A Federação das Indústrias do Estado de São Paulo (Fiesp) decidiu aderir ao chamado da carta e realizar uma manifestação no mesmo dia, em separado. A atitude contagiou outra entidade de peso, a Federação Brasileira dos Bancos (Febraban), que, por maioria, decidiu aderir ao manifesto público em defesa da democracia. Bolsonaro atingiu o nervo sensível da prática democrática e atraiu contra suas atitudes alguns setores que no campo econômico eventualmente o apoiam. Como explicou o jurista Carlos Sundfeld, um dos articuladores: “Há signatários que aprovam algumas políticas deste governo, mas querem respeito à justiça eleitoral”. (Valor, 27 de julho). “Não se trata de uma manifestação antigoverno, mas contra uma ameaça inaceitável de quebra da institucionalidade”.

Durante quase quatro anos, Bolsonaro governou praticamente sem oposição, mesmo assim com resultados desastrosos para o país. No fim de seu primeiro mandato, conseguiu manter ao seu lado os esbirros do Centrão, que comandam a articulação política do Planalto e a presidência da Câmara. Conseguiu o feito de estimular o surgimento de manifestações suprapartidárias de descontentamento, cujo mínimo denominador comum é a democracia e o respeito aos resultados das urnas eletrônicas, sistema sobre o qual sequer pairou uma única dúvida séria em três décadas.

Além do despertar de um vigor cívico que parecia adormecido, a manifestação da sociedade civil, de empresários, banqueiros e sindicalistas tem um poder não negligenciável de influência, importante para demover os adeptos de totalitarismos e os saudosistas da ditadura militar. Ela limita o apoio que o presidente possa receber em seus devaneios de continuísmo. O presidente pode até se iludir de que conta com o apoio de muito mais gente do que os fanáticos que o apoiam com entusiasmo. O manifesto da sociedade civil indica que a adesão ao rompimento institucional é limitado às franjas radicais do bolsonarismo e mesmo muitos que nele votaram não aprovam sua cruzada contra as urnas e a democracia. “Não é uma manifestação entre os times em disputa, mas a favor do juiz”, disse Floriano de Azevedo Marques, ex-diretor da Faculdade de Direito da USP.

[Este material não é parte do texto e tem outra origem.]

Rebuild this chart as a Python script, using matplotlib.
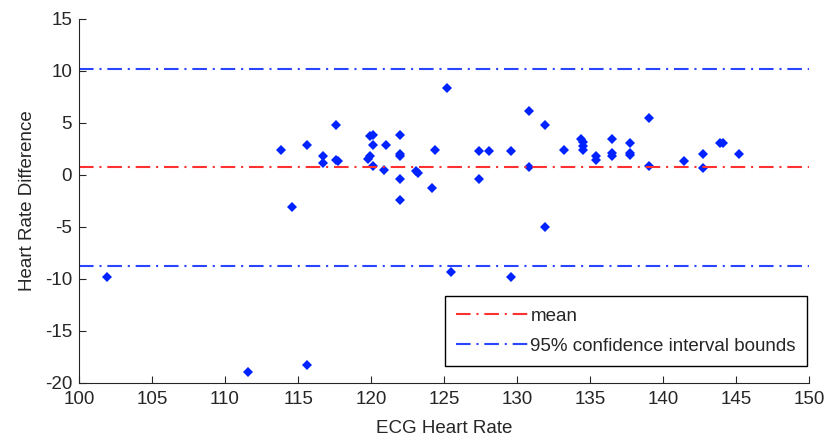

Os intentos deletérios de Bolsonaro foram rechaçados em outras esferas. Porta-vozes do governo americano afirmaram mais uma vez que nada há de errado com o sistema eleitoral brasileiro, que é um exemplo para o mundo. Participando da XV Conferência de Ministros da Defesa das Américas, o secretário de Defesa dos EUA, Lloyd Austin, afirmou que os países da região se aproximam pelo compromisso com o Estado de Direito e pela “devoção à democracia” (Valor, 27-7). De quebra, o secretário defendeu um “controle civil firme dos militares”.

Como as intenções antidemocráticas do presidente Jair Bolsonaro sempre foram claras, manifestas à luz do dia e a toda hora, manifestações da sociedade civil antes de eleições cruciais para a República são um remédio vigoroso contra aventuras liberticidas.